Schönen guten Abend,
die meisten Felder sind abgeerntet hier, gepflügt, geeggt. Wie das eigentlich immer während des kalendarischen Hochsommers ist. Die Kartoffeln stehen aber noch auf dem Acker. Auch das ist normal. Das Laub fast aller Bäume ist immer noch grün. Trotz heißer Tage und regenarmer Wochen. Das mag ungewöhnlich klingen.
Und doch stellt sich in diesem Jahr sehr viel früher Herbststimmung ein als in den letzten Jahren. Ich bin noch am Überlegen woran das liegen mag.
Sind es die Zugvögel die schon vor einer Woche zu hunderten auf Überlandleitungen saßen und sich auf ihre Abreise vorbereiteten? Der fehlende Vogelsang, das nicht mehr zu hörende Gezwitscher? Ist es nicht zu früh von Herbstbeginn zu sprechen?

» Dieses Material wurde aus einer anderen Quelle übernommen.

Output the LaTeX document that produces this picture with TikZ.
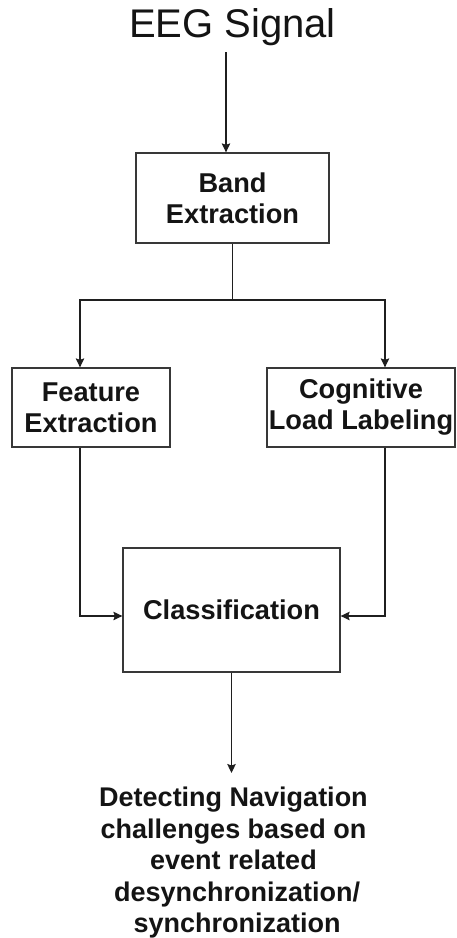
\documentclass[tikz,border=0pt]{standalone}
\usepackage{fontspec}
\setmainfont{Liberation Sans}
\usetikzlibrary{arrows.meta}
\tikzset{
  box/.style={draw=black!78, line width=1.3pt, inner sep=0pt, align=center,
    font=\fontsize{27.2}{31}\selectfont\bfseries, text=black!92},
  conn/.style={draw=black!88, line width=1.1pt},
  arr/.style={conn, -{Stealth[length=9pt,width=8.5pt,inset=1.5pt]}},
  plain/.style={inner sep=0pt, align=center, text=black!92}
}
\begin{document}
\begin{tikzpicture}[x=1pt,y=-1pt]
\useasboundingbox[fill=white] (0,0) rectangle (456,938);
% title
\node[plain, anchor=base, font=\fontsize{40}{44}\selectfont] (eeg) at (232.5,37) {EEG Signal};
% boxes
\node[box, minimum width=193pt, minimum height=90pt] (band) at (232.5,198) {Band\\Extraction};
\node[box, minimum width=158pt, minimum height=79pt] (feat) at (91,407.5) {Feature\\Extraction};
\node[box, minimum width=188pt, minimum height=79pt] (cog) at (361,407.5) {Cognitive\\Load Labeling};
\node[box, minimum width=217pt, minimum height=124pt] (cls) at (231.5,610) {Classification};
\node[plain, anchor=north, font=\fontsize{27}{31.5}\selectfont\bfseries] (out) at (233.5,787)
  {Detecting Navigation\\challenges based on\\event related\\\hspace*{7.4pt}desynchronization/\\\hspace*{7.4pt}synchronization};
% helper coordinates
\coordinate (a1) at (226,52);
\coordinate (sp) at (232.5,300);
\coordinate (fl) at (80,0);
\coordinate (cr) at (385,0);
\coordinate (cy) at (0,616);
\coordinate (tip) at (0,773);
% connectors
\draw[arr] (a1) -- (a1 |- band.north);
\draw[conn] (band.south) -- (sp);
\draw[arr] (sp) -| (feat.north -| fl);
\draw[arr] (sp) -| (cog.north -| cr);
\draw[arr] (feat.south -| fl) |- (cls.west |- cy);
\draw[arr] (cog.south -| cr) |- (cls.east |- cy);
\draw[arr] (cls.south) -- (cls.south |- tip);
\end{tikzpicture}
\end{document}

Der Juni war extrem heiß, der Juli sehr durchmischt und auch der Augustbeginn war/ist bei kräftigen Winden alles andere als heiß. Schon seit Mitte Juli sind die Nächte bei hoher Luftfeuchtigkeit recht kühl. Die hohe Feuchte kondensiert auf den Wiesen, das hochstehende Gras scheint nass wie nach einem kräftigen nächtlichen Regenguss. Wenn wir nach durchschlafener Nacht aufstehen, verhindern taubeschlagene Fenster einen freien Blick über unseren Fluss und die dahinter liegenden weiten Felder. Nach einem orangefarbenen Sonnenaufgang frösteln wir bei einem ersten Gang in den stillen Garten. Feine Tautröpfchen bilden sich im von unserer Kreuzspinne geschaffenen Netz, blitzen funkelnd in der aufgehenden Sonne zwischen erbeuteten Stechmücken.
Ohne Zweifel: Auch wenn nach dem Kalender noch lange kein Herbst ist, faktisch fühle ich Herbst. Auch wenn die wenigen Störche noch hier sind -fast alle kamen in diesem Jahr erst Anfang Mai, auch das war noch nie der Fall-, ich glaube, sie werden bald wieder ziehen.
Ich bin kein Meteorologe, kein Ornithologe, kein sonstiger Naturwissenschaftler. Aber ich fühle mich eins mit unserer Natur, der Natur mit der ich verbunden bin, die ich Tag für Tag sehe, höre, fühle, rieche, schmecke, erlebe. Aber es ist nicht mehr die Natur die hier noch vor wenigen Jahren war.
Ich beiße mich nicht fest am Begriff "Klimawandel". Klimawandel? Mag sein. Ich sehe nur wie unsere Bäume sterben, wie wir keine Fische mehr haben, die Vögel weg sind. Gut, das ist ein anderes Thema. Oder doch nicht?
Herbstbeginn im Werder. Es stimmt mich immer wieder von Neuem melancholisch. Herbstbeginn. Eine Zeit des Ruhens, Ausruhens, Runterschaltens, Kräftetankens. Eine besinnliche Zeit.
Herbstbeginn im Werder. So früh? Zu früh? Der Sommer kann noch aufdrehen. Aber das müsste er bald tun. Es ist nicht mehr viel Zeit. In meinen Augen? Der Herbst hat wirklich begonnen, hier, im Werder. Unsere Störche werden die Zeichen der Zeit zu deuten wissen.